Gianrico Carofiglio: Eine Frage der Würde – Ein Fall für Avvocato Guerrieri , Aus dem Italienischen von Victoria von Schirach, Goldmann Verlag, München 2016, Seiten, €19,99, 978-3-442-31429-4

„Die einzige Hypothese, die ich nicht in Betracht gezogen hatte, nicht mal eine Sekunde lang – dessen wurde ich mir in diesem Moment bewusst – war, dass Pierluigi Rocca, ein Richter mit – so glaubte ich – tadellosem Ruf, in Wirklichkeit ein korrupter Richter war.“

Strafverteidiger Guido Guerrieri, 48 Jahre alt und geschieden, lebt in Bari, Apulien. Er kann es sich leisten nicht alle Mandanten annehmen zu müssen. Auf brutale Verbrecher, ob wegen Vergewaltigung oder Mafiamorde angeklagt, kann er verzichten. Ihn interessieren eher die harmloseren Fälle. Er sammelt manisch Bücher, boxt leidenschaftlich gern und unterhält sich auch mit seinem Boxsack, mit sich selbst oder mit Leuten im Radio. Mag sein, dass er allein ist, aber das ist für ihn mittlerweile Gewohnheit und Lebensart.

Als Guerrieri dann doch erfolgreich einen Vergewaltigungsprozess gewinnt, das angebliche Opfer hatte sich in Widersprüchen verfangen, bekommt er eines Tages einen Anruf von seinem ehemaligen Mitstudenten und jetzigen nicht gerade beliebten Richter, Pierluigi Rocca. Er hatte aus sicherer Quelle erfahren, dass gegen ihn ein Verfahren wegen Bestechlichkeit eingeleitet wurde. Angeblich soll er hohe Summen dafür genommen haben, dass er wirklich gefährliche Leute vor der Haft verschont hat. Für Rocca eine Katastrophe, denn sein Ruf wäre zum einen, auch wenn nichts hinter den Beschuldigungen stecken würde, geschädigt, zum anderen bleibt immer etwas hängen. Ein Mafia-Aussteiger mit vielen anhängigen Strafverfahren ist der angebliche Zeuge. Auch wenn Guerrieri Rocca vertraut, so schleicht sich doch schnell ein Unbehagen bei ihm ein. Als die Sache, für eine Untersuchungshaft fehlen die entscheidenden Aussagen, an die Öffentlichkeit gelangt, findet die erste Hausdurchsuchung statt. Rocca hat erstaunlich viele Devotionalien aus Londoner Luxushotels in seinem Bad angehäuft und er rastet in Gegenwart Guerrieris maßlos aus, wenn es um seine angebliche Schuld geht. Fluchend und ausfallend fordert er Vergeltung.

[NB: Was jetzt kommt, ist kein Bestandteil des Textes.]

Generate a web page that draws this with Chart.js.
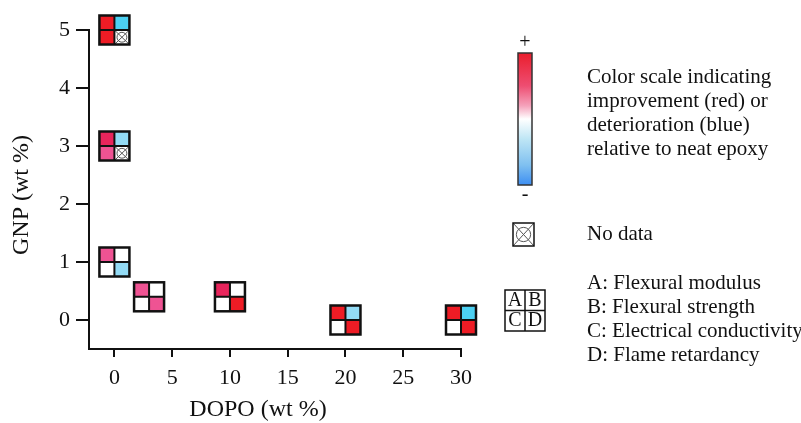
<!DOCTYPE html>
<html lang="en">
<head>
    <meta charset="UTF-8">
    <title>DOPO / GNP property map</title>
    <style>
        * { margin: 0; padding: 0; box-sizing: border-box; }
        body { background: #fff; width: 801px; height: 423px; overflow: hidden; }
        #wrap { position: relative; width: 801px; height: 423px; }
    </style>
    <script src="https://cdn.jsdelivr.net/npm/chart.js"></script>
</head>
<body>
    <div id="wrap"><canvas id="map" width="801" height="423"></canvas></div>

    <script>
        // formulations (DOPO wt %, GNP wt %)
        const dopo = [0, 0, 0, 3, 10, 20, 30];
        const gnp = [5, 3, 1, 0.4, 0.4, 0, 0];

        // change vs neat epoxy, level -2 (worse) .. 3 (better), null = no data
        const flexModulus = [3, 2, 1, 1, 2, 3, 3];        // A
        const flexStrength = [-2, -1, 0, 0, 0, -1, -2];   // B
        const elecConductivity = [3, 1, 0, 0, 0, 0, 0];   // C
        const flameRetardancy = [null, null, -1, 1, 3, 3, 3]; // D

        const xTicks = [0, 5, 10, 15, 20, 25, 30];
        const yTicks = [0, 1, 2, 3, 4, 5];

        const legendScale = ['Color scale indicating', 'improvement (red) or', 'deterioration (blue)', 'relative to neat epoxy'];
        const legendKeys = ['A: Flexural modulus', 'B: Flexural strength', 'C: Electrical conductivity', 'D: Flame retardancy'];

        const levelColor = { '3': '#ee1c25', '2': '#e8255c', '1': '#ef5393', '0': '#ffffff', '-1': '#93dbf5', '-2': '#4cd0f2' };
        const SERIF = "'Liberation Serif', 'Times New Roman', serif";

        function noDataCell(ctx, x, y, w, h) {
            ctx.save();
            ctx.fillStyle = '#fff';
            ctx.fillRect(x, y, w, h);
            ctx.beginPath();
            ctx.rect(x, y, w, h);
            ctx.clip();
            ctx.strokeStyle = '#555';
            ctx.lineWidth = 1;
            ctx.beginPath();
            ctx.moveTo(x, y); ctx.lineTo(x + w, y + h);
            ctx.moveTo(x + w, y); ctx.lineTo(x, y + h);
            ctx.stroke();
            ctx.beginPath();
            ctx.arc(x + w / 2, y + h / 2, Math.min(w, h) * 0.34, 0, Math.PI * 2);
            ctx.stroke();
            ctx.restore();
        }

        function glyph(ctx, cx, cy, vals) {
            const w = 30, h = 29;
            const x0 = cx - w / 2, y0 = cy - h / 2;
            const cells = [[0, 0], [1, 0], [0, 1], [1, 1]];
            cells.forEach((c, k) => {
                const x = x0 + c[0] * w / 2, y = y0 + c[1] * h / 2;
                if (vals[k] === null) noDataCell(ctx, x, y, w / 2, h / 2);
                else { ctx.fillStyle = levelColor[vals[k]]; ctx.fillRect(x, y, w / 2, h / 2); }
            });
            ctx.strokeStyle = '#111';
            ctx.lineWidth = 2.5;
            ctx.strokeRect(x0, y0, w, h);
            ctx.lineWidth = 2;
            ctx.beginPath();
            ctx.moveTo(cx, y0); ctx.lineTo(cx, y0 + h);
            ctx.moveTo(x0, cy); ctx.lineTo(x0 + w, cy);
            ctx.stroke();
        }

        const glyphPlugin = {
            id: 'glyphs',
            afterDatasetsDraw(chart) {
                const ctx = chart.ctx;
                const meta = chart.getDatasetMeta(0);
                meta.data.forEach((pt, i) => {
                    glyph(ctx, pt.x, pt.y, [flexModulus[i], flexStrength[i], elecConductivity[i], flameRetardancy[i]]);
                });
            }
        };

        const sidePlugin = {
            id: 'side',
            afterDraw(chart) {
                const ctx = chart.ctx;
                ctx.save();
                ctx.fillStyle = '#111';
                ctx.textBaseline = 'middle';

                // axis titles
                ctx.font = '24px ' + SERIF;
                ctx.textAlign = 'center';
                ctx.fillText('DOPO (wt %)', 258, 410);
                ctx.save();
                ctx.translate(22, 195);
                ctx.rotate(-Math.PI / 2);
                ctx.fillText('GNP (wt %)', 0, 0);
                ctx.restore();

                // colour bar
                const g = ctx.createLinearGradient(0, 53, 0, 185);
                g.addColorStop(0, '#ea1d2c');
                g.addColorStop(0.25, '#ee4e72');
                g.addColorStop(0.4, '#f5a2bb');
                g.addColorStop(0.5, '#ffffff');
                g.addColorStop(0.65, '#bfe6f5');
                g.addColorStop(0.85, '#7fc0f0');
                g.addColorStop(1, '#3d8ef2');
                ctx.fillStyle = g;
                ctx.fillRect(518, 53, 14, 132);
                ctx.strokeStyle = '#333';
                ctx.lineWidth = 1.5;
                ctx.strokeRect(518, 53, 14, 132);
                ctx.fillStyle = '#111';
                ctx.font = '20px ' + SERIF;
                ctx.fillText('+', 525, 43);
                ctx.fillText('-', 525, 195);

                ctx.textAlign = 'left';
                ctx.font = '21px ' + SERIF;
                legendScale.forEach((t, i) => ctx.fillText(t, 587, 77 + i * 24));

                // no data key
                noDataCell(ctx, 513, 223, 21, 23);
                ctx.strokeStyle = '#111';
                ctx.lineWidth = 1.5;
                ctx.strokeRect(513, 223, 21, 23);
                ctx.fillStyle = '#111';
                ctx.fillText('No data', 587, 234);

                // quadrant key
                ctx.lineWidth = 1.5;
                ctx.strokeRect(505, 290, 40, 41);
                ctx.beginPath();
                ctx.moveTo(525, 290); ctx.lineTo(525, 331);
                ctx.moveTo(505, 310.5); ctx.lineTo(545, 310.5);
                ctx.stroke();
                ctx.textAlign = 'center';
                ctx.font = '20px ' + SERIF;
                ctx.fillText('A', 515, 301);
                ctx.fillText('B', 535, 301);
                ctx.fillText('C', 515, 321);
                ctx.fillText('D', 535, 321);

                ctx.textAlign = 'left';
                ctx.font = '21px ' + SERIF;
                legendKeys.forEach((t, i) => ctx.fillText(t, 587, 283 + i * 24));
                ctx.restore();
            }
        };

        new Chart(document.getElementById('map'), {
            type: 'scatter',
            data: { datasets: [{ data: dopo.map((x, i) => ({ x: x, y: gnp[i] })), pointRadius: 0 }] },
            options: {
                responsive: false,
                animation: false,
                layout: { padding: { left: 0, top: 30, right: 340, bottom: 0 } },
                plugins: { legend: { display: false }, tooltip: { enabled: false } },
                scales: {
                    x: {
                        type: 'linear', min: -2.2, max: 30,
                        afterBuildTicks: s => { s.ticks = xTicks.map(v => ({ value: v })); },
                        afterFit: s => { s.height = 74; },
                        border: { color: '#111', width: 2 },
                        grid: { drawOnChartArea: false, color: '#111', lineWidth: 2, tickLength: 8 },
                        ticks: { color: '#111', padding: 8, maxRotation: 0, font: { family: SERIF, size: 22 } }
                    },
                    y: {
                        type: 'linear', min: -0.5, max: 5,
                        afterBuildTicks: s => { s.ticks = yTicks.map(v => ({ value: v })); },
                        afterFit: s => { s.width = 89; },
                        border: { color: '#111', width: 2 },
                        grid: { drawOnChartArea: false, color: '#111', lineWidth: 2, tickLength: 13 },
                        ticks: { color: '#111', padding: 6, font: { family: SERIF, size: 22 } }
                    }
                }
            },
            plugins: [glyphPlugin, sidePlugin]
        });
    </script>
</body>
</html>
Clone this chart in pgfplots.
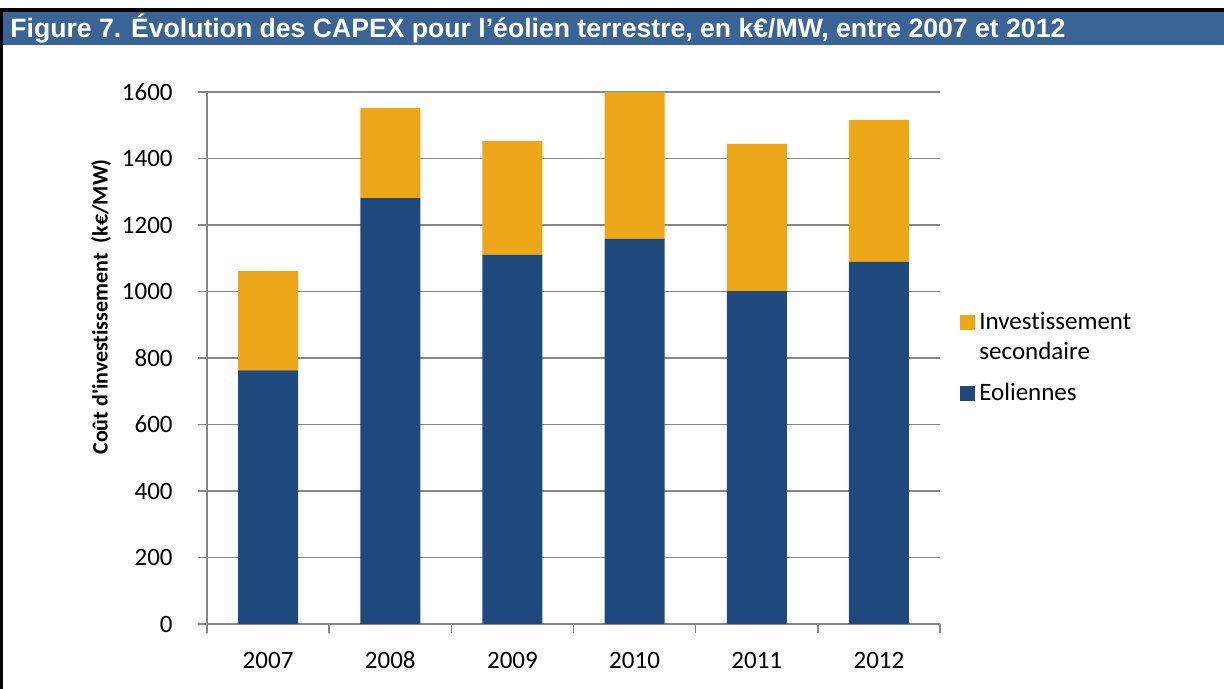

Guerrieri hat sich durch die Journalistin und jetzt als Privatdetektivin arbeitende Annapaola Informationen beschaffen lassen. Sein erstes Kreuzverhör mit dem Zeugen läuft erstaunlich gut und kann seine Glaubwürdigkeit erheblich erschüttern. Es werden keine Bestechungsgelder bei Rocca gefunden, keine Hinweise auf Kontakte, obwohl seine Telefone abgehört wurden. Aber dann behauptet ein guter und vor allem sehr glaubwürdiger Bekannter von Guerrieri, Carmelo Tancredi, dass die Vorwürfen gegen Rocca stichhaltig sind.

Guerrieri muss völlig umdenken und verflucht seine Eitelkeit, das er diesen Fall angenommen hat. Wie kann er einen durch und durch korrupten Richter, der für das Recht als Person steht, verteidigen und ihn möglicherweise sogar entlasten.

Dieser Konflikt mit dem Rechtsstaat und der ungeheuerlichen Macht des Richters, die durchaus wirklichkeitsnah geschildert wird, betrifft den Anwalt nun existentiell.

Hier gibt es keine Kompromisse und auch ein Richter kann und darf nicht mit zweierlei Maß messen.

Spannend, stellenweise vielleicht doch zu sehr in die Juristensprache verliebt, erzählt Gianrico Carofiglio vom Leben seiner Hauptfigur, die sich nun auch noch zu verlieben scheint und behandelt gleichzeitig ein hochmoralisches Thema.